• Stated exercise: Quote the listing in full, exactly as given, minus any pictures.

_____

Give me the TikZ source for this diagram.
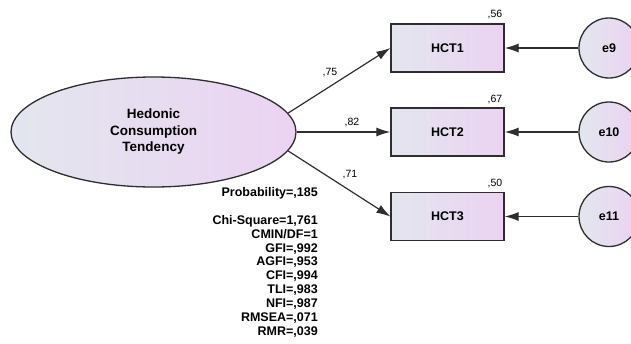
\documentclass[tikz,border=0pt]{standalone}
\usepackage{fontspec}
\setmainfont{Liberation Sans}
\usetikzlibrary{arrows.meta,shapes.geometric}
\definecolor{shadeL}{HTML}{E3E6EE}
\definecolor{shadeR}{HTML}{EBD3F2}
\definecolor{edge}{HTML}{2E2E2E}
\tikzset{
  shaded/.style={draw=edge, line width=1.3pt, left color=shadeL, right color=shadeR},
  latent/.style={shaded, ellipse, minimum width=285pt, minimum height=110pt, inner sep=0pt,
    font=\bfseries\fontsize{13.5}{16.5}\selectfont, align=center},
  observed/.style={shaded, rectangle, minimum width=113pt, minimum height=48pt, inner sep=0pt,
    font=\bfseries\fontsize{12.5}{14}\selectfont},
  errorterm/.style={shaded, circle, minimum size=60pt, inner sep=0pt,
    font=\bfseries\fontsize{12.5}{14}\selectfont},
  loading/.style={draw=edge, line width=1.2pt, -{Latex[length=14pt,width=9pt]}},
  coef/.style={font=\fontsize{10.5}{12}\selectfont, inner sep=0pt},
  fitstats/.style={font=\bfseries\fontsize{12.5}{13.9}\selectfont, align=right, inner sep=0pt, anchor=north east}
}
\begin{document}
\begin{tikzpicture}[x=1pt, y=-1pt]
\useasboundingbox (0,0) rectangle (631,343);
\clip (0,0) rectangle (631,343);
% latent construct
\node[latent] (htc) at (153.5,132) {Hedonic\\Consumption\\Tendency};
% indicators
\node[observed] (h1) at (447.5,48) {HCT1};
\node[observed] (h2) at (447.5,132) {HCT2};
\node[observed] (h3) at (447.5,216.5) {HCT3};
% error terms
\node[errorterm] (e9) at (609,48) {e9};
\node[errorterm] (e10) at (609,132) {e10};
\node[errorterm] (e11) at (609,216.5) {e11};
% loadings
\draw[loading] (htc.8) -- (h1.west);
\draw[loading] (htc.east) -- (h2.west);
\draw[loading] (htc.-8) -- (h3.west);
\draw[loading] (e9) -- (h1);
\draw[loading] (e10) -- (h2);
\draw[loading] (e11) -- (h3);
% coefficients
\node[coef] (l1) at (330,73) {,75};
\node[coef] (l2) at (352,123) {,82};
\node[coef] (l3) at (350,175) {,71};
\node[coef] (r1) at (495,15) {,56};
\node[coef] (r2) at (495,99.5) {,67};
\node[coef] (r3) at (495,183.5) {,50};
% fit statistics
\node[fitstats] (prob) at (318,187) {Probability=,185};
\node[fitstats] (stats) at (318,215) {Chi-Square=1,761\\CMIN/DF=1\\GFI=,992\\AGFI=,953\\CFI=,994\\TLI=,983\\NFI=,987\\RMSEA=,071\\RMR=,039};
\end{tikzpicture}
\end{document}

_____

• Task result:
Give me the TikZ source for this diagram.
\documentclass[tikz,border=0pt]{standalone}
\usepackage{fontspec}
\setmainfont{Liberation Sans}
\usetikzlibrary{arrows.meta,shapes.geometric}
\definecolor{shadeL}{HTML}{E3E6EE}
\definecolor{shadeR}{HTML}{EBD3F2}
\definecolor{edge}{HTML}{2E2E2E}
\tikzset{
  shaded/.style={draw=edge, line width=1.3pt, left color=shadeL, right color=shadeR},
  latent/.style={shaded, ellipse, minimum width=285pt, minimum height=110pt, inner sep=0pt,
    font=\bfseries\fontsize{13.5}{16.5}\selectfont, align=center},
  observed/.style={shaded, rectangle, minimum width=113pt, minimum height=48pt, inner sep=0pt,
    font=\bfseries\fontsize{12.5}{14}\selectfont},
  errorterm/.style={shaded, circle, minimum size=60pt, inner sep=0pt,
    font=\bfseries\fontsize{12.5}{14}\selectfont},
  loading/.style={draw=edge, line width=1.2pt, -{Latex[length=14pt,width=9pt]}},
  coef/.style={font=\fontsize{10.5}{12}\selectfont, inner sep=0pt},
  fitstats/.style={font=\bfseries\fontsize{12.5}{13.9}\selectfont, align=right, inner sep=0pt, anchor=north east}
}
\begin{document}
\begin{tikzpicture}[x=1pt, y=-1pt]
\useasboundingbox (0,0) rectangle (631,343);
\clip (0,0) rectangle (631,343);
% latent construct
\node[latent] (htc) at (153.5,132) {Hedonic\\Consumption\\Tendency};
% indicators
\node[observed] (h1) at (447.5,48) {HCT1};
\node[observed] (h2) at (447.5,132) {HCT2};
\node[observed] (h3) at (447.5,216.5) {HCT3};
% error terms
\node[errorterm] (e9) at (609,48) {e9};
\node[errorterm] (e10) at (609,132) {e10};
\node[errorterm] (e11) at (609,216.5) {e11};
% loadings
\draw[loading] (htc.8) -- (h1.west);
\draw[loading] (htc.east) -- (h2.west);
\draw[loading] (htc.-8) -- (h3.west);
\draw[loading] (e9) -- (h1);
\draw[loading] (e10) -- (h2);
\draw[loading] (e11) -- (h3);
% coefficients
\node[coef] (l1) at (330,73) {,75};
\node[coef] (l2) at (352,123) {,82};
\node[coef] (l3) at (350,175) {,71};
\node[coef] (r1) at (495,15) {,56};
\node[coef] (r2) at (495,99.5) {,67};
\node[coef] (r3) at (495,183.5) {,50};
% fit statistics
\node[fitstats] (prob) at (318,187) {Probability=,185};
\node[fitstats] (stats) at (318,215) {Chi-Square=1,761\\CMIN/DF=1\\GFI=,992\\AGFI=,953\\CFI=,994\\TLI=,983\\NFI=,987\\RMSEA=,071\\RMR=,039};
\end{tikzpicture}
\end{document}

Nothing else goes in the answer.